** REQUEST **
Can you set down, exactly as they appear below, the lines from the opening of the material through the one bearing "0.998, 0.999, 1.0]", minus the pictures?

··· DATA EXTRACT ···

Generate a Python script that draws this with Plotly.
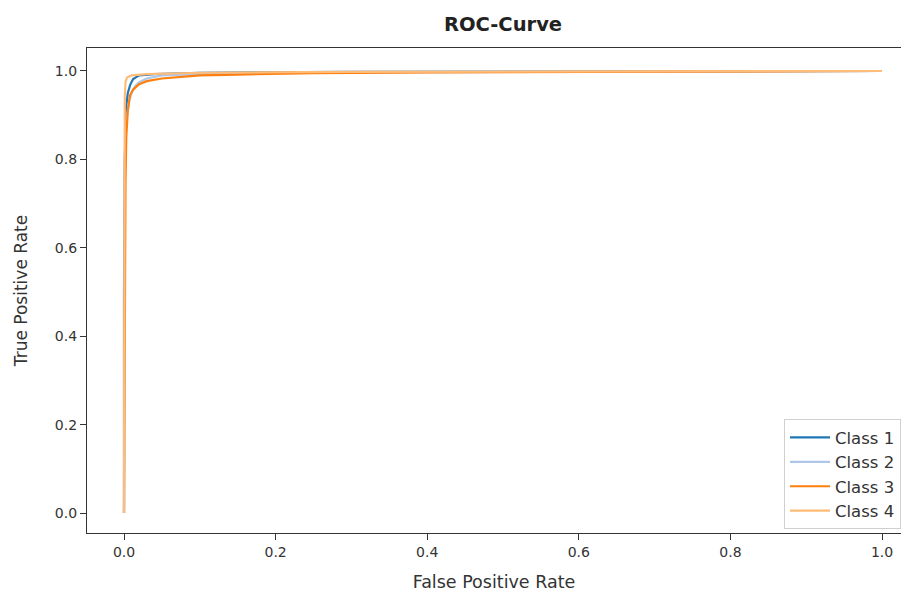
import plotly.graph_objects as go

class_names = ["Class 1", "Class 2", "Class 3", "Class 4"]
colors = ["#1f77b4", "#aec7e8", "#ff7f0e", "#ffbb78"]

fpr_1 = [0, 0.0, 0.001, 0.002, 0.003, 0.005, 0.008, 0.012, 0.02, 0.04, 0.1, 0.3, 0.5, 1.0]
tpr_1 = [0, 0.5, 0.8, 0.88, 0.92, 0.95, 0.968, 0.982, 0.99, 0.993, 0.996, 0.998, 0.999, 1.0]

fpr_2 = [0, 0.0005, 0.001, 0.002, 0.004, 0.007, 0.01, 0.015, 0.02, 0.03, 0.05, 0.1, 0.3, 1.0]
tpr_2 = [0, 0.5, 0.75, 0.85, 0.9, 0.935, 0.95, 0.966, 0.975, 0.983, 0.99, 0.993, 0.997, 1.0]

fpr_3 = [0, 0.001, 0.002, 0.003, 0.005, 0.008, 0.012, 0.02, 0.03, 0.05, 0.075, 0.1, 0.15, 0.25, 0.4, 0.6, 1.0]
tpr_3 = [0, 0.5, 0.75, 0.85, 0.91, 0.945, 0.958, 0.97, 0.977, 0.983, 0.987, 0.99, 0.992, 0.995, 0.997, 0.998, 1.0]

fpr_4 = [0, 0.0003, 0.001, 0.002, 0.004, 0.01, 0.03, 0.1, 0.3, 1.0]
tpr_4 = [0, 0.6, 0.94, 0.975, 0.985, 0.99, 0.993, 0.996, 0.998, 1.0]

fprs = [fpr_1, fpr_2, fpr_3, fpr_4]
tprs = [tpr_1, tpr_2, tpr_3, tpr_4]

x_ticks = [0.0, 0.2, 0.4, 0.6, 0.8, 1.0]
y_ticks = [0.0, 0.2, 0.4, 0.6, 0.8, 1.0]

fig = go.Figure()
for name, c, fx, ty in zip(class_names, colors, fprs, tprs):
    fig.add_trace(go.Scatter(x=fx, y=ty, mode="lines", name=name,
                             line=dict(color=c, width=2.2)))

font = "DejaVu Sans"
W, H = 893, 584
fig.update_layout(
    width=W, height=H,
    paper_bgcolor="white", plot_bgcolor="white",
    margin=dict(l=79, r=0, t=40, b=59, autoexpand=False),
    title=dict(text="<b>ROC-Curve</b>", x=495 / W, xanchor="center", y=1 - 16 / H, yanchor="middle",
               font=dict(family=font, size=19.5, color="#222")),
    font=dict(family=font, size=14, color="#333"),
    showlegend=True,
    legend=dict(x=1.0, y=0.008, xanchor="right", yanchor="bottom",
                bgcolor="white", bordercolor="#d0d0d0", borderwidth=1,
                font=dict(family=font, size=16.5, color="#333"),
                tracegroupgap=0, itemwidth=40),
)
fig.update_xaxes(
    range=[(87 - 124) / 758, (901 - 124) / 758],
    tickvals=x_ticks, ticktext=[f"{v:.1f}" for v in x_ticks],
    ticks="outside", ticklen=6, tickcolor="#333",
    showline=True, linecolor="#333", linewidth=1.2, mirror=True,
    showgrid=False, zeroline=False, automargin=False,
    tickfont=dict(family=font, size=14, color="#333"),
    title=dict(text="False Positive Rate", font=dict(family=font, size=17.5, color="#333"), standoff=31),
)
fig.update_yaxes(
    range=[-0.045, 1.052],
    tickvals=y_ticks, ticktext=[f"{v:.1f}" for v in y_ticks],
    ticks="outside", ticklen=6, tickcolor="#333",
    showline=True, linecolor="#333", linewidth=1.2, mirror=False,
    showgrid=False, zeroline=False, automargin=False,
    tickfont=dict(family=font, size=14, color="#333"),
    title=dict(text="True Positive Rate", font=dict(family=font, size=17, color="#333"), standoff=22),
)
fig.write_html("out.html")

···

** COMPLETED EXERCISE **
Generate a Python script that draws this with Plotly.
import plotly.graph_objects as go

class_names = ["Class 1", "Class 2", "Class 3", "Class 4"]
colors = ["#1f77b4", "#aec7e8", "#ff7f0e", "#ffbb78"]

fpr_1 = [0, 0.0, 0.001, 0.002, 0.003, 0.005, 0.008, 0.012, 0.02, 0.04, 0.1, 0.3, 0.5, 1.0]
tpr_1 = [0, 0.5, 0.8, 0.88, 0.92, 0.95, 0.968, 0.982, 0.99, 0.993, 0.996, 0.998, 0.999, 1.0]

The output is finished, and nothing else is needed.